Linnéa Sjöberg: Just me and the machine, actually. The name shows that it was mobile and temporary. But I want to confuse the viewer to think that there was a group. I took away my name, and in the end, people thought there were other guys. I wanted to hide myself behind the project, as in my art practice I raise questions around my authorship and identity.
Where did you travel with your project, mainly around Sweden?
Linnéa Sjöberg: Mainly around Sweden but also in Europe. I called it Salong Flyttkartong tour. Sometimes I was invited, sometimes I just bought the machine with me while travelling.
Do you have a favourite location from this project?
Linnéa Sjöberg: My favourite locations were always the ones where it was not planned. Someone's living room or a basement or just in the fucking street.

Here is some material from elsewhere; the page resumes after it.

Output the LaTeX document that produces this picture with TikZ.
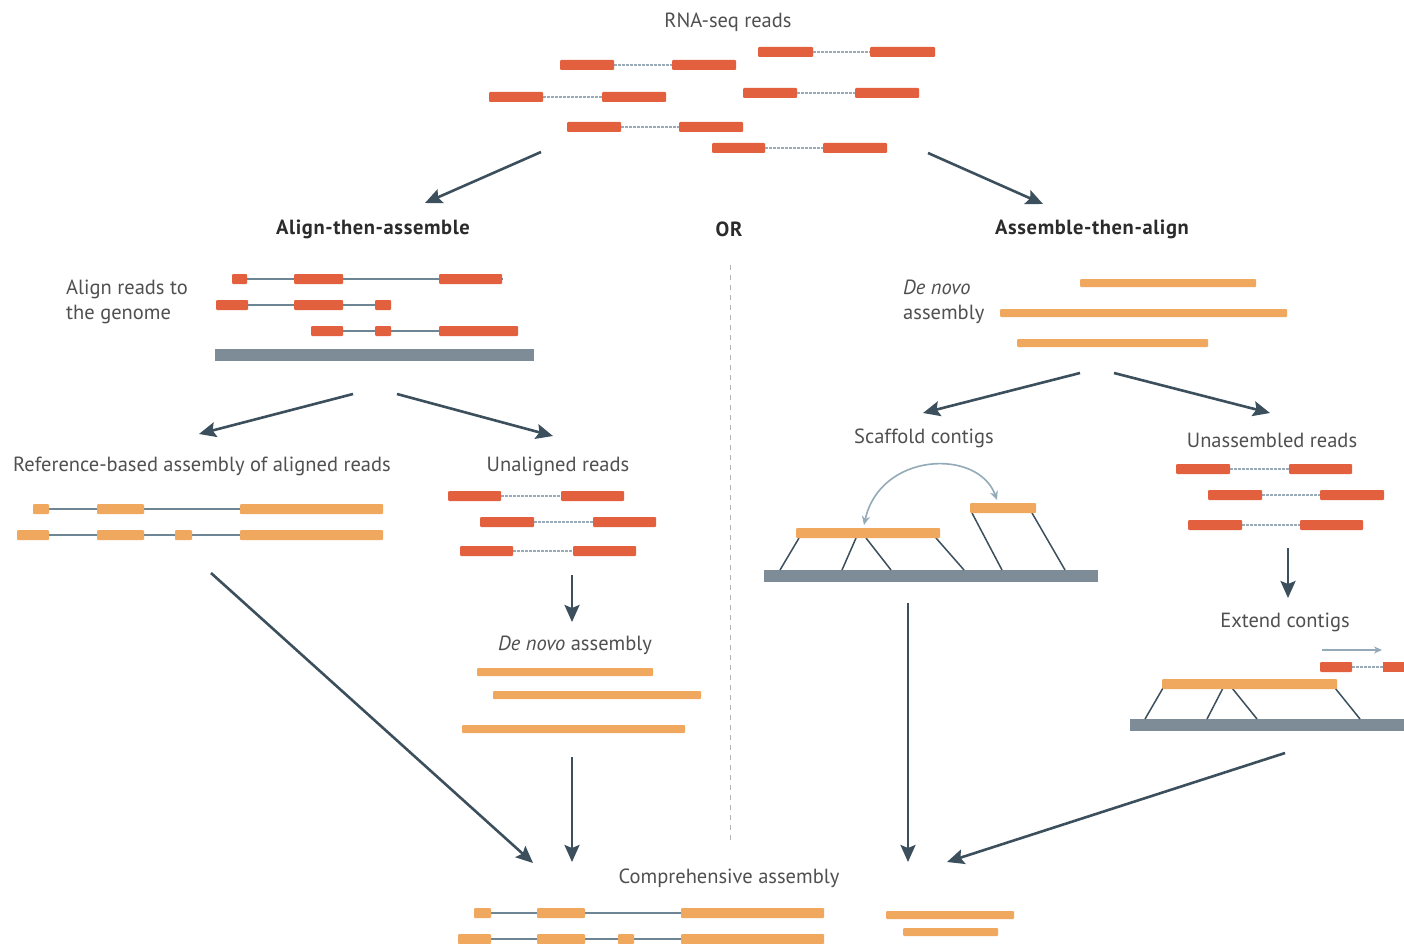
\documentclass[tikz,border=0pt]{standalone}
\usepackage{fontspec}
\setmainfont{PT Sans}
\usetikzlibrary{arrows.meta}
\definecolor{readc}{HTML}{E2603E}
\definecolor{contigc}{HTML}{F0A75E}
\definecolor{linkc}{HTML}{9AAAB6}
\definecolor{intronc}{HTML}{6E8593}
\definecolor{genomec}{HTML}{7D8C97}
\definecolor{arrowc}{HTML}{3C4F5C}
\definecolor{textc}{HTML}{505050}
\definecolor{headc}{HTML}{2B2B2B}
\definecolor{curvec}{HTML}{93AAB8}
\tikzset{
  lbl/.style={text=textc, font=\fontsize{20.5}{25}\selectfont, inner sep=0pt},
  head/.style={text=headc, font=\fontsize{20.5}{25}\selectfont\bfseries\addfontfeatures{LetterSpace=3}, inner sep=0pt},
  flow/.style={draw=arrowc, line width=2.6pt, -{Stealth[length=17pt,width=15pt,inset=3pt]}},
  link/.style={draw=linkc, line width=1.6pt, dash pattern=on 2.5pt off 1.5pt},
  intron/.style={draw=intronc, line width=2.4pt},
  anchorline/.style={draw=arrowc, line width=1.5pt},
  sepline/.style={draw=black!30, line width=1pt, dash pattern=on 5pt off 5pt},
}
% red read block, orange contig block, paired read, genome bar
\newcommand\rbox[3]{\fill[readc, rounded corners=1pt] (#1,#3-5) rectangle (#2,#3+5);}
\newcommand\obox[3]{\fill[contigc, rounded corners=1pt] (#1,#3-5) rectangle (#2,#3+5);}
\newcommand\cbox[3]{\fill[contigc, rounded corners=1pt] (#1,#3-4) rectangle (#2,#3+4);}
\newcommand\pread[5]{\draw[link] (#2,#5) -- (#3,#5); \rbox{#1}{#2}{#5} \rbox{#3}{#4}{#5}}
\newcommand\gbar[3]{\fill[genomec] (#1,#3-6) rectangle (#2,#3+6);}
\begin{document}
\begin{tikzpicture}[x=1pt,y=-1pt]
\useasboundingbox (0,0) rectangle (1404,944);
\fill[white] (0,0) rectangle (1404,944);

% ---------- RNA-seq reads ----------
\node[lbl] (title) at (728,22) {RNA-seq reads};
\pread{758}{813}{870}{935}{52}
\pread{560}{614}{672}{736}{65}
\pread{489}{543}{602}{666}{97}
\pread{743}{797}{855}{919}{93}
\pread{567}{621}{679}{743}{127}
\pread{712}{765}{823}{887}{148}
\coordinate (readsL) at (541,152);
\coordinate (readsR) at (928,153);

% ---------- headings ----------
\node[head] (hleft) at (373,229) {Align-then-assemble};
\node[head] (hor) at (729,229) {OR};
\node[head] (hright) at (1092,229) {Assemble-then-align};
\coordinate (hleftTop) at (425,203);
\coordinate (hrightTop) at (1043,204);
\draw[flow] (readsL) -- (hleftTop);
\draw[flow] (readsR) -- (hrightTop);

% separator
\coordinate (sepTop) at (730,265);
\coordinate (sepBot) at (730,842);
\draw[sepline] (sepTop) -- (sepBot);

% ---------- align reads to the genome ----------
\node[lbl, align=left, anchor=west] (alignlbl) at (66,302) {Align reads to\\the genome};
\draw[intron] (233,279) -- (503,279);
\rbox{232}{247}{279} \rbox{294}{343}{279} \rbox{439}{502}{279}
\draw[intron] (217,305) -- (390,305);
\rbox{216}{248}{305} \rbox{294}{343}{305} \rbox{375}{391}{305}
\draw[intron] (312,331) -- (518,331);
\rbox{311}{343}{331} \rbox{375}{391}{331} \rbox{439}{518}{331}
\gbar{215}{534}{355}
\coordinate (alignL) at (353,394);
\coordinate (alignR) at (397,394);

% ---------- reference-based assembly ----------
\node[lbl] (refbased) at (202,466) {Reference-based assembly of aligned reads};
\coordinate (refTop) at (199,434);
\draw[flow] (alignL) -- (refTop);
\draw[intron] (35,509) -- (380,509);
\obox{33}{49}{509} \obox{97}{144}{509} \obox{240}{383}{509}
\draw[intron] (19,535) -- (380,535);
\obox{17}{49}{535} \obox{97}{144}{535} \obox{175}{192}{535} \obox{240}{383}{535}
\coordinate (refBot) at (211,573);

% ---------- unaligned reads ----------
\node[lbl] (unaligned) at (558,466) {Unaligned reads};
\coordinate (unTop) at (553,436);
\draw[flow] (alignR) -- (unTop);
\pread{448}{501}{561}{624}{496}
\pread{480}{534}{593}{656}{522}
\pread{460}{513}{573}{636}{551}
\coordinate (unBot) at (572,575);
\coordinate (dnTop) at (572,622);
\draw[flow] (unBot) -- (dnTop);
\node[lbl] (denovoL) at (575,645) {\textit{De novo} assembly};
\cbox{477}{653}{672}
\cbox{493}{701}{695}
\cbox{462}{685}{729}
\coordinate (dnBot) at (572,757);

% ---------- de novo assembly (right) ----------
\node[lbl, align=left, anchor=west] (denovoR) at (903,302) {\textit{De novo}\\assembly};
\cbox{1080}{1256}{283}
\cbox{1000}{1287}{313}
\cbox{1017}{1208}{343}
\coordinate (asmL) at (1080,373);
\coordinate (asmR) at (1114,373);

% ---------- scaffold contigs ----------
\node[lbl] (scaffold) at (924,438) {Scaffold contigs};
\coordinate (scTop) at (923,413);
\draw[flow] (asmL) -- (scTop);
\gbar{764}{1098}{576}
\draw[anchorline] (799,538) -- (780,570);
\draw[anchorline] (856,538) -- (842,570);
\draw[anchorline] (866,538) -- (891,570);
\draw[anchorline] (936,538) -- (964,570);
\draw[anchorline] (972,513) -- (1002,570);
\draw[anchorline] (1032,513) -- (1065,570);
\obox{796}{940}{533}
\obox{970}{1036}{508}
\draw[draw=curvec, line width=1.6pt, {Stealth[length=9pt,width=8pt]}-{Stealth[length=9pt,width=8pt]}]
  (864,525) .. controls (880,452) and (978,448) .. (997,500);
\coordinate (scBot) at (908,603);

% ---------- unassembled reads ----------
\node[lbl] (unasm) at (1272,440) {Unassembled reads};
\coordinate (uaTop) at (1270,413);
\draw[flow] (asmR) -- (uaTop);
\pread{1176}{1230}{1289}{1352}{469}
\pread{1208}{1262}{1320}{1384}{495}
\pread{1188}{1242}{1300}{1363}{525}
\coordinate (uaBot) at (1288,548);
\coordinate (extTop) at (1288,598);
\draw[flow] (uaBot) -- (extTop);

% ---------- extend contigs ----------
\node[lbl] (extend) at (1285,622) {Extend contigs};
\coordinate (extA) at (1322,650);
\coordinate (extB) at (1382,650);
\draw[draw=curvec, line width=1.5pt, -{Stealth[length=8pt,width=7pt]}] (extA) -- (extB);
\draw[link] (1352,667) -- (1383,667);
\rbox{1320}{1352}{667}
\fill[readc] (1383,662) rectangle (1404,672);
\gbar{1130}{1404}{725}
\draw[anchorline] (1163,688) -- (1145,719);
\draw[anchorline] (1223,688) -- (1207,719);
\draw[anchorline] (1232,688) -- (1257,719);
\draw[anchorline] (1335,688) -- (1360,719);
\obox{1162}{1337}{684}
\coordinate (extBot) at (1285,753);

% ---------- comprehensive assembly ----------
\node[lbl] (comp) at (729,878) {Comprehensive assembly};
\coordinate (compA) at (533,863);
\coordinate (compB) at (572,862);
\coordinate (compC) at (908,862);
\coordinate (compD) at (947,862);
\draw[flow] (refBot) -- (compA);
\draw[flow] (dnBot) -- (compB);
\draw[flow] (scBot) -- (compC);
\draw[flow] (extBot) -- (compD);
\draw[intron] (476,913) -- (820,913);
\obox{474}{491}{913} \obox{537}{585}{913} \obox{681}{824}{913}
\draw[intron] (460,939) -- (820,939);
\obox{458}{491}{939} \obox{537}{585}{939} \obox{618}{634}{939} \obox{681}{824}{939}
\cbox{886}{1014}{915}
\cbox{903}{998}{932}
\end{tikzpicture}
\end{document}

Because that was the energy of Salong Flyttkartong. When I started to get invited to more proper locations I often failed to show up. I got to fucked up the night before, was too drunk or I overslept. My character of Salong Flyttkartong was a very annoying person in the end…
So who had to come up with the ideas for tattoos: you or the people?
Linnéa Sjöberg: Often people asked me to come up with something but I always said; “No, I’m here for you, I come with a service, so tell me what do you want.” I wanted to move away from myself as an artist. With closer friends, of course, we could sit and talk and come up with funny text, as I'm mostly text based. But I was never the one to make the decision.
Were there any recurring requests?
Linnéa Sjöberg: Yeah! My logo, GTD 4s810 (Getting Things Done for Satan) or my regular name.
Have you had any training as a tattoo artist?
Linnéa Sjöberg: I trained on my partner in crime, Christopher Insulander, and on myself. It wasn’t proper training. I’m a home tattooer, you start on yourself and your best friends.
“I booked a time at a plastic surgery clinic in Manhattan and asked the doctor to draw the lines that he would follow during a breast enlargement. With those lines I went home and tattooed them in front of the mirror, by myself” –Linnéa Sjöberg
Do you have a lot of tattoos which you inked yourself?
Linnéa Sjöberg: Yes, around 40 per cent of the tattoos I have on my body I have done myself.
Could you tell a bit about ‘the boob job tattoo’ performance which certainly involved some of this?
Linnéa Sjöberg: I lived in NY for a short time a little bit over two years ago and this was an idea which emerged in my earlier project The Business Woman. I booked a time at a plastic surgery clinic in Manhattan and asked the doctor to draw the lines that he would follow during a breast enlargement. With those lines I went home and tattooed them in front of the mirror, by myself. Then I printed a photo of the tattoo on t-shirts – a tits-t-shirt. So if people wanted to see the tattoo of my breasts they could buy the t-shirts and wear it themselves. That was one of my first more ‘conceptual’ tattoos. At that moment I understood that I'd probably use the tattoo machine in my art practice.
Lastly, you do a lot of long-term performance works, is it your favourite medium?
Linnéa Sjöberg: I always need to follow the material I have. At the moment I'm weaving rugs on the loom, it’s my main practice for the last six months. I’m recycling all the clothes from the Business Woman project I did before. For one and a half years, I transformed into my idea of a businesswoman as a 24/7 performance. I have all these fancy clothes left, Prada, Alaia – I’m cutting them into pieces to make rag rugs. And I'm taking care of plants, abandoned IKEA plants, that I steal plants from banks and boring offices, and take care of them.